**WORK TO DO**
The listing below must be repeated word for word, with its images excluded.

**DATASET SECTION**
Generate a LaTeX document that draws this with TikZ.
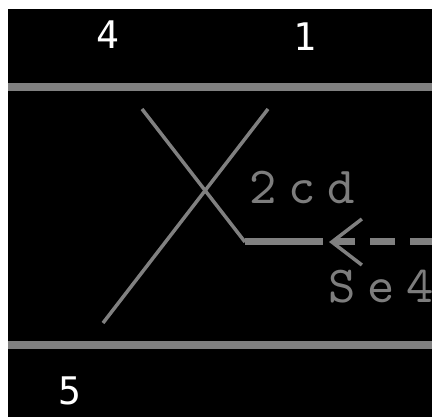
\documentclass[tikz,border=0pt]{standalone}
\usepackage{fontspec}
\newfontfamily\digitfont{DejaVu Sans Mono}
\newfontfamily\tagfont{lmmono10-regular}[Extension=.otf, LetterSpace=23]
\usetikzlibrary{arrows.meta,positioning}
\definecolor{railgray}{RGB}{128,128,128}
\definecolor{taggray}{RGB}{125,125,125}

\begin{document}
\begin{tikzpicture}
  [
    x=1pt, y=-1pt,
    rail/.style={draw=railgray, line width=8pt},
    wire/.style={draw=railgray, line width=3.5pt},
    feed/.style={draw=railgray, line width=7pt},
    number/.style={text=white, font=\digitfont\fontsize{38}{38}\selectfont, inner sep=0pt},
    tag/.style={text=taggray, font=\tagfont\fontsize{52}{52}\selectfont, inner sep=0pt, anchor=base west},
    signal/.style={draw=railgray, line width=7pt, dash pattern=on 25pt off 15pt,
      -{Straight Barb[length=30pt,width=46pt,line width=3.5pt]}}
  ]
  \path[use as bounding box, fill=white] (0,0) rectangle (432,417);
  \fill[black] (8,9) rectangle (432,417);

  % track numbers
  \node (n4) [number] at (107.5,34.5) {4};
  \node (n1) [number] at (305,36.5) {1};
  \node (n5) [number] at (69.5,391) {5};

  % rails
  \coordinate (topw) at (8,87.5);
  \coordinate (tope) at (432,87.5);
  \coordinate (botw) at (8,345);
  \coordinate (bote) at (432,345);
  \draw [rail] (topw) -- (tope);
  \draw [rail] (botw) -- (bote);

  % crossing
  \coordinate (xa) at (142,109);
  \coordinate (xb) at (245,242);
  \coordinate (xc) at (323,242);
  \coordinate (ya) at (268,109);
  \coordinate (yb) at (103,323);
  \draw [wire] (xa) -- (xb);
  \draw [feed] (xb) -- (xc);
  \draw [wire] (ya) -- (yb);

  % signal
  \coordinate (sigfar) at (435,242);
  \coordinate (sigtip) at (329,242);
  \draw [signal] (sigfar) -- (sigtip);

  \node (t2cd) [tag] at (249,204) {2cd};
  \node (tse4) [tag] at (328,303) {Se4};
\end{tikzpicture}
\end{document}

**WORKED SOLUTION**
Generate a LaTeX document that draws this with TikZ.
\documentclass[tikz,border=0pt]{standalone}
\usepackage{fontspec}
\newfontfamily\digitfont{DejaVu Sans Mono}
\newfontfamily\tagfont{lmmono10-regular}[Extension=.otf, LetterSpace=23]
\usetikzlibrary{arrows.meta,positioning}
\definecolor{railgray}{RGB}{128,128,128}
\definecolor{taggray}{RGB}{125,125,125}

\begin{document}
\begin{tikzpicture}
  [
    x=1pt, y=-1pt,
    rail/.style={draw=railgray, line width=8pt},
    wire/.style={draw=railgray, line width=3.5pt},
    feed/.style={draw=railgray, line width=7pt},
    number/.style={text=white, font=\digitfont\fontsize{38}{38}\selectfont, inner sep=0pt},
    tag/.style={text=taggray, font=\tagfont\fontsize{52}{52}\selectfont, inner sep=0pt, anchor=base west},
    signal/.style={draw=railgray, line width=7pt, dash pattern=on 25pt off 15pt,
      -{Straight Barb[length=30pt,width=46pt,line width=3.5pt]}}
  ]
  \path[use as bounding box, fill=white] (0,0) rectangle (432,417);
  \fill[black] (8,9) rectangle (432,417);

  % track numbers
  \node (n4) [number] at (107.5,34.5) {4};
  \node (n1) [number] at (305,36.5) {1};
  \node (n5) [number] at (69.5,391) {5};

  % rails
  \coordinate (topw) at (8,87.5);
  \coordinate (tope) at (432,87.5);
  \coordinate (botw) at (8,345);
  \coordinate (bote) at (432,345);
  \draw [rail] (topw) -- (tope);
  \draw [rail] (botw) -- (bote);

  % crossing
  \coordinate (xa) at (142,109);
  \coordinate (xb) at (245,242);
  \coordinate (xc) at (323,242);
  \coordinate (ya) at (268,109);
  \coordinate (yb) at (103,323);
  \draw [wire] (xa) -- (xb);
  \draw [feed] (xb) -- (xc);
  \draw [wire] (ya) -- (yb);

  % signal
  \coordinate (sigfar) at (435,242);
  \coordinate (sigtip) at (329,242);
  \draw [signal] (sigfar) -- (sigtip);

  \node (t2cd) [tag] at (249,204) {2cd};
  \node (tse4) [tag] at (328,303) {Se4};
\end{tikzpicture}
\end{document}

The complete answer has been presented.